# GIVEN EXERCISE:
Beginning with the opening line of the entries, return every line through the one containing "ax = fig.add_axes([84/W, 1-1644/H, (2361-84)/W, (1644-60)/H])", both included, and nothing else. Omit pictures.

# THE RECORDS:
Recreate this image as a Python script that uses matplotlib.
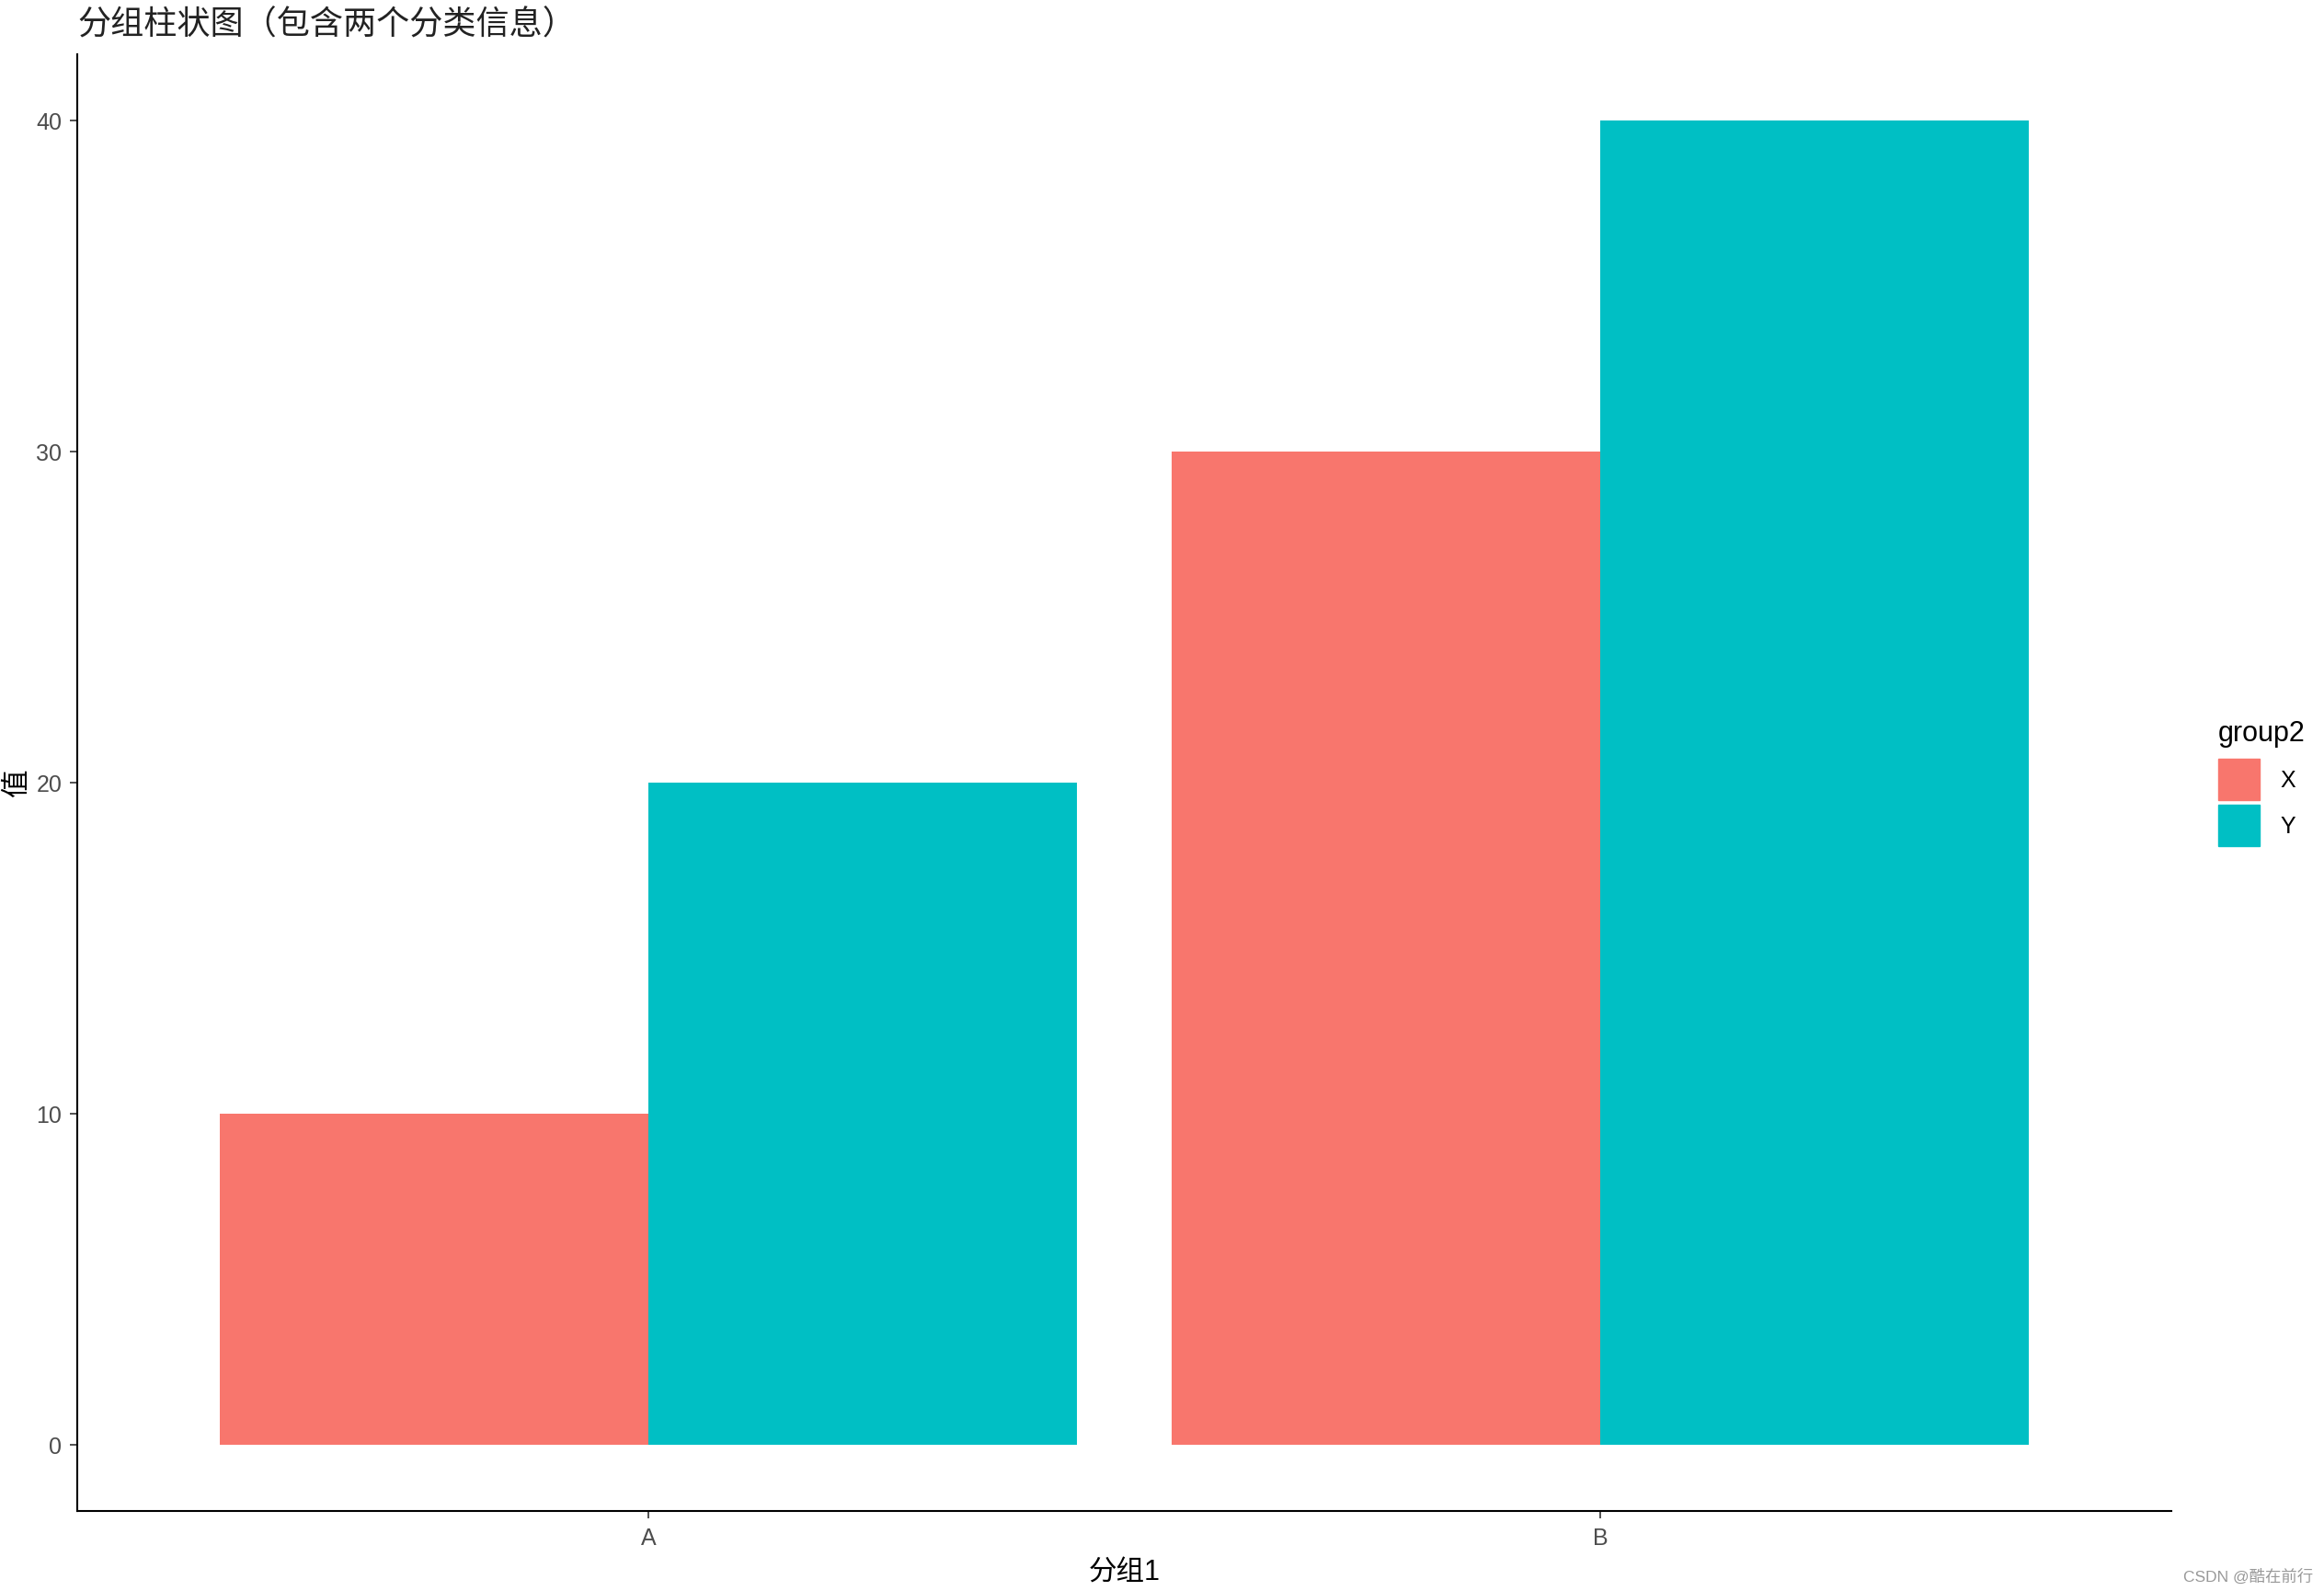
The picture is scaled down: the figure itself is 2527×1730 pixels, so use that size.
import numpy as np
import matplotlib
matplotlib.use('Agg')
import matplotlib.pyplot as plt
from matplotlib.patches import Patch

plt.rcParams['font.family'] = ['Liberation Sans', 'Noto Sans CJK SC', 'DejaVu Sans']

# data
groups1 = ['A', 'B']
groups2 = ['X', 'Y']
vals_x = [10, 30]
vals_y = [20, 40]
colors = ['#F8766D', '#00BFC4']
yticks = [0, 10, 20, 30, 40]

W, H = 2527, 1731
fig = plt.figure(figsize=(W/100, H/100), dpi=100)
ax = fig.add_axes([84/W, 1-1644/H, (2361-84)/W, (1644-60)/H])

pos = np.arange(1, len(groups1)+1)
ax.bar(pos-0.225, vals_x, width=0.45, color=colors[0], label=groups2[0])
ax.bar(pos+0.225, vals_y, width=0.45, color=colors[1], label=groups2[1])

ax.set_xlim(0.4, 2.6)
ax.set_ylim(-2, 42)
ax.set_xticks(pos)
ax.set_xticklabels(groups1)
ax.set_yticks(yticks)
for s in ['top', 'right']:
    ax.spines[s].set_visible(False)
for s in ['left', 'bottom']:
    ax.spines[s].set_linewidth(1.5)
    ax.spines[s].set_color('black')
ax.tick_params(length=6, width=1.2, color='#333333', labelsize=18, labelcolor='#4D4D4D', pad=6)

ax.set_xlabel('分组1', fontsize=22, labelpad=8)
ax.set_ylabel('值', fontsize=22, labelpad=4)
fig.text(84/W, 1-11/H, '分组柱状图（包含两个分类信息）', fontsize=26, ha='left', va='top', color='#222222')

handles = [Patch(color=c) for c in colors]
leg = fig.legend(handles, groups2, title='group2', loc='upper left',
                 bbox_to_anchor=(2412/W, 1-783/H), frameon=False,
                 fontsize=18, title_fontsize=22, handlelength=1.8, handleheight=2.4,
                 labelspacing=0.2, handletextpad=0.9, borderpad=0, borderaxespad=0)
leg._legend_box.align = 'left'
# a bit more room between title and keys, like the ggplot legend
leg._legend_box.sep = 9

fig.text(2515/W, 1-1714/H, 'CSDN @酷在前行', fontsize=12.5, color='#999999', ha='right', va='center')

fig.savefig('out.png', dpi=100)
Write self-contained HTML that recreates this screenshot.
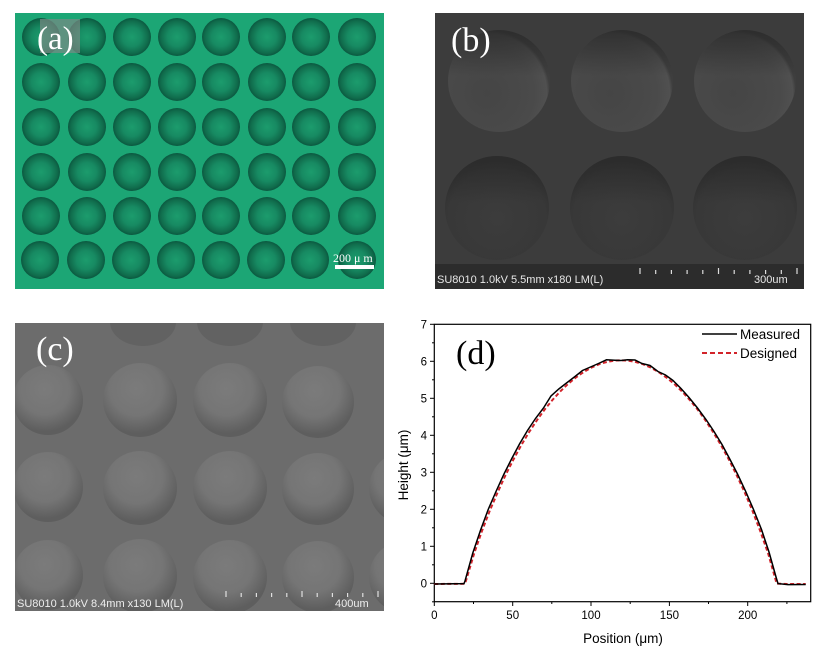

# ANSWER TO THIS TASK:
Recreate this image as a Python script that uses matplotlib.
The picture is scaled down: the figure itself is 2527×1730 pixels, so use that size.
import numpy as np
import matplotlib
matplotlib.use('Agg')
import matplotlib.pyplot as plt
from matplotlib.patches import Patch

plt.rcParams['font.family'] = ['Liberation Sans', 'Noto Sans CJK SC', 'DejaVu Sans']

# data
groups1 = ['A', 'B']
groups2 = ['X', 'Y']
vals_x = [10, 30]
vals_y = [20, 40]
colors = ['#F8766D', '#00BFC4']
yticks = [0, 10, 20, 30, 40]

W, H = 2527, 1731
fig = plt.figure(figsize=(W/100, H/100), dpi=100)
ax = fig.add_axes([84/W, 1-1644/H, (2361-84)/W, (1644-60)/H])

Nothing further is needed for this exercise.